SF2P: the version AMD reportedly favors

Crucially, AMD isn’t expected to sign up for Samsung’s initial 2nm rollout. Instead, insiders say the target is SF2P, Samsung’s second-generation 2nm node. Samsung advertises SF2P as a higher-performance option offering better power efficiency and a smaller die area than its first 2nm iteration. Mass production for SF2P is slated for 2026, with an enhanced SF2P+ arriving around 2027.

Meetings, timing, and the deal window

The buzz includes a potential face-to-face between Samsung chairman Lee Jae-yong and AMD CEO Lisa Su to discuss a partnership. If talks go smoothly, sources suggest a deal could be announced as soon as next month. That timeline reflects AMD’s preference to wait for a more mature node rather than leap in at launch—typical caution for high-volume, high-value designs.

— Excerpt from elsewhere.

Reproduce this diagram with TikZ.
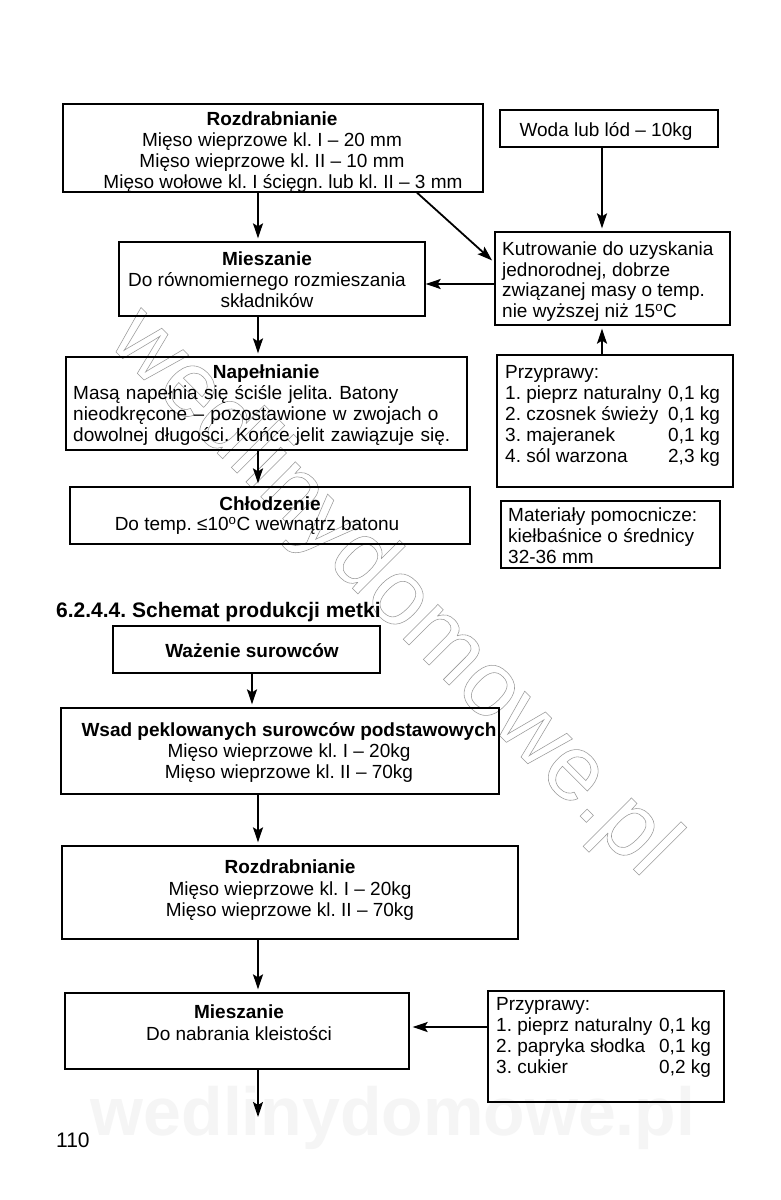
\documentclass[tikz,border=0pt]{standalone}
\usepackage{fontspec}
\setmainfont{Liberation Sans}
\usetikzlibrary{arrows.meta}
\frenchspacing
\begin{document}
\frenchspacing
\begin{tikzpicture}[x=1pt,y=-1pt,
  box/.style={draw, line width=1.3pt, inner sep=0pt},
  txt/.style={inner sep=0pt, font=\frenchspacing\fontsize{19}{21}\selectfont},
  arr/.style={line width=1.8pt, -{Stealth[length=15pt,width=10pt,inset=3pt]}, shorten >=3pt},
  wmark/.style={inner sep=0pt, text=black!40}
]
\useasboundingbox[fill=white] (0,0) rectangle (780,1200);

% watermark
\node[wmark, rotate=-45, font=\fontsize{93}{93}\selectfont] (wm) at (392,594)
  {\special{pdf:literal 1 Tr 0.55 w}wedlinydomowe.pl\special{pdf:literal 0 Tr}};
\node[inner sep=0pt, text=black!4, anchor=base, font=\bfseries\fontsize{68}{68}\selectfont] (wm2) at (393,1135) {wedlinydomowe.pl};

% ---------- upper scheme ----------
\node[box, minimum width=420pt, minimum height=88pt] (rozd1) at (273,148) {};
\node[txt, anchor=north, align=center] (rozd1t) at (272,112)
  {\textbf{Rozdrabnianie}\\Mięso wieprzowe kl. I – 20 mm\\Mięso wieprzowe kl. II – 10 mm\\\hspace*{22pt}Mięso wołowe kl. I ścięgn. lub kl. II – 3 mm};

\node[box, minimum width=218pt, minimum height=37pt] (woda) at (609,128.5) {};
\node[txt, anchor=north] (wodat) at (606,122) {Woda lub lód – 10kg};

\node[box, minimum width=235pt, minimum height=93pt] (kutr) at (612.5,278.5) {};
\node[txt, anchor=north west, align=left, font=\fontsize{19}{20.5}\selectfont] (kutrt) at (502,242)
  {Kutrowanie do uzyskania\\jednorodnej, dobrze\\związanej masy o temp.\\nie wyższej niż 15\textsuperscript{o}C};

\node[box, minimum width=306pt, minimum height=74pt] (mies1) at (272,279) {};
\node[txt, anchor=north, align=center] (mies1t) at (267,252)
  {\textbf{Mieszanie}\\Do równomiernego rozmieszania\\składników};

\node[box, minimum width=401pt, minimum height=93pt] (nape) at (266.5,403.5) {};
\node[txt, anchor=north west, text width=386pt, align=left] (napet) at (73,365)
  {\makebox[386pt]{\textbf{Napełnianie}}\\Masą napełnia się ściśle jelita. Batony\\nieodkręcone – pozostawione w zwojach o\\dowolnej długości. Końce jelit zawiązuje się.};

\node[box, minimum width=400pt, minimum height=57pt] (chlo) at (270,515.5) {};
\node[txt, anchor=north, align=center, font=\fontsize{19}{20}\selectfont] (chlot) at (270,497)
  {\textbf{Chłodzenie}\\Do temp. ≤10\textsuperscript{o}C wewnątrz batonu\hspace*{26pt}};

\node[box, minimum width=236pt, minimum height=132pt] (prz1) at (615,421) {};
\node[txt, anchor=north west] (prz1t) at (505,364)
  {\begin{tabular}{@{}p{163pt}@{}l@{}}
    Przyprawy: & \\
    1. pieprz naturalny & 0,1 kg\\
    2. czosnek świeży & 0,1 kg\\
    3. majeranek & 0,1 kg\\
    4. sól warzona & 2,3 kg
  \end{tabular}};

\node[box, minimum width=219pt, minimum height=67pt] (mat) at (610.5,534.5) {};
\node[txt, anchor=north west, align=left, font=\fontsize{19}{20.7}\selectfont] (matt) at (508,508)
  {Materiały pomocnicze:\\kiełbaśnice o średnicy\\32-36 mm};

\coordinate (sp1) at (258,0);
\coordinate (rx) at (602,0);
\coordinate (dg) at (417,0);
\coordinate (hy) at (0,284);
\draw[arr] (rozd1.south -| sp1) -- (mies1.north -| sp1);
\draw[arr] (mies1.south -| sp1) -- (nape.north -| sp1);
\draw[arr] (nape.south -| sp1) -- (chlo.north -| sp1);
\draw[arr] (woda.south -| rx) -- (kutr.north -| rx);
\draw[arr] (prz1.north -| rx) -- (kutr.south -| rx);
\draw[arr] (rozd1.south -| dg) -- ([yshift=16pt]kutr.west);
\draw[arr, shorten >=0pt] (kutr.west |- hy) -- (mies1.east |- hy);

% ---------- heading ----------
\node[inner sep=0pt, anchor=base west, font=\bfseries\fontsize{21}{25}\selectfont] (head) at (56,617)
  {6.2.4.4. Schemat produkcji metki};

% ---------- lower scheme ----------
\node[box, minimum width=267pt, minimum height=47pt] (waz) at (246.5,649.5) {};
\node[txt, anchor=north, font=\bfseries\fontsize{19}{21}\selectfont] (wazt) at (252,643) {Ważenie surowców};

\node[box, minimum width=438pt, minimum height=86pt] (wsad) at (280,751) {};
\node[txt, anchor=north, align=center] (wsadt) at (289,722)
  {\textbf{Wsad peklowanych surowców podstawowych}\\Mięso wieprzowe kl. I – 20kg\\Mięso wieprzowe kl. II – 70kg};

\node[box, minimum width=456pt, minimum height=93pt] (rozd2) at (290,892.5) {};
\node[txt, anchor=north, align=center, font=\fontsize{19}{21.5}\selectfont] (rozd2t) at (290,860)
  {\textbf{Rozdrabnianie}\\Mięso wieprzowe kl. I – 20kg\\Mięso wieprzowe kl. II – 70kg};

\node[box, minimum width=344pt, minimum height=76pt] (mies2) at (237,1031) {};
\node[txt, anchor=north, align=center, font=\fontsize{19}{21.5}\selectfont] (mies2t) at (239,1005)
  {\textbf{Mieszanie}\\Do nabrania kleistości};

\node[box, minimum width=236pt, minimum height=111pt] (prz2) at (606,1046.5) {};
\node[txt, anchor=north west] (prz2t) at (496,996)
  {\begin{tabular}{@{}p{163pt}@{}l@{}}
    Przyprawy: & \\
    1. pieprz naturalny & 0,1 kg\\
    2. papryka słodka & 0,1 kg\\
    3. cukier & 0,2 kg
  \end{tabular}};

\coordinate (sp2) at (252,0);
\coordinate (hy2) at (0,1027);
\coordinate (endp) at (258,1117);
\draw[arr] (waz.south -| sp2) -- (wsad.north -| sp2);
\draw[arr] (wsad.south -| sp1) -- (rozd2.north -| sp1);
\draw[arr] (rozd2.south -| sp1) -- (mies2.north -| sp1);
\draw[arr, shorten >=0pt] (mies2.south -| sp1) -- (endp);
\draw[arr] (prz2.west |- hy2) -- (mies2.east |- hy2);

% page number
\node[inner sep=0pt, anchor=base west, font=\fontsize{21}{21}\selectfont] (pagenum) at (56,1147) {110};
\end{tikzpicture}
\end{document}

Industry implications: competition, costs, and capacity

  • Price pressure: More foundry competition could blunt TSMC’s ability to lift prices unchecked.
  • Capacity diversification: AMD securing slots at Samsung would reduce single-supplier risk during peak demand cycles.
  • Product tradeoffs: Moving to a new node and foundry requires design adjustments and validation—so benefits arrive over multiple product generations.

Imagine AMD splitting workloads: high-volume, mature-node parts at one foundry and cutting-edge dies at another. That flexibility can lower costs, improve resilience, and spur innovation—assuming yield and performance targets hold up in production.

What to watch next

Keep an eye on official announcements from AMD and Samsung, the SF2P mass-production timeline in 2026, and any early silicon reports tied to power, frequency, and yield. If AMD signs with Samsung, it won’t just be a single contract—it's a sign the competitive landscape among foundries is shifting, and Big Tech customers are willing to play suppliers off each other to protect margins and capacity.

For consumers, changes may be subtle at first: marginal price relief or faster rollout of new chips. For the industry, a credible second source for 2nm-class manufacturing would be a meaningful step toward a more balanced foundry market.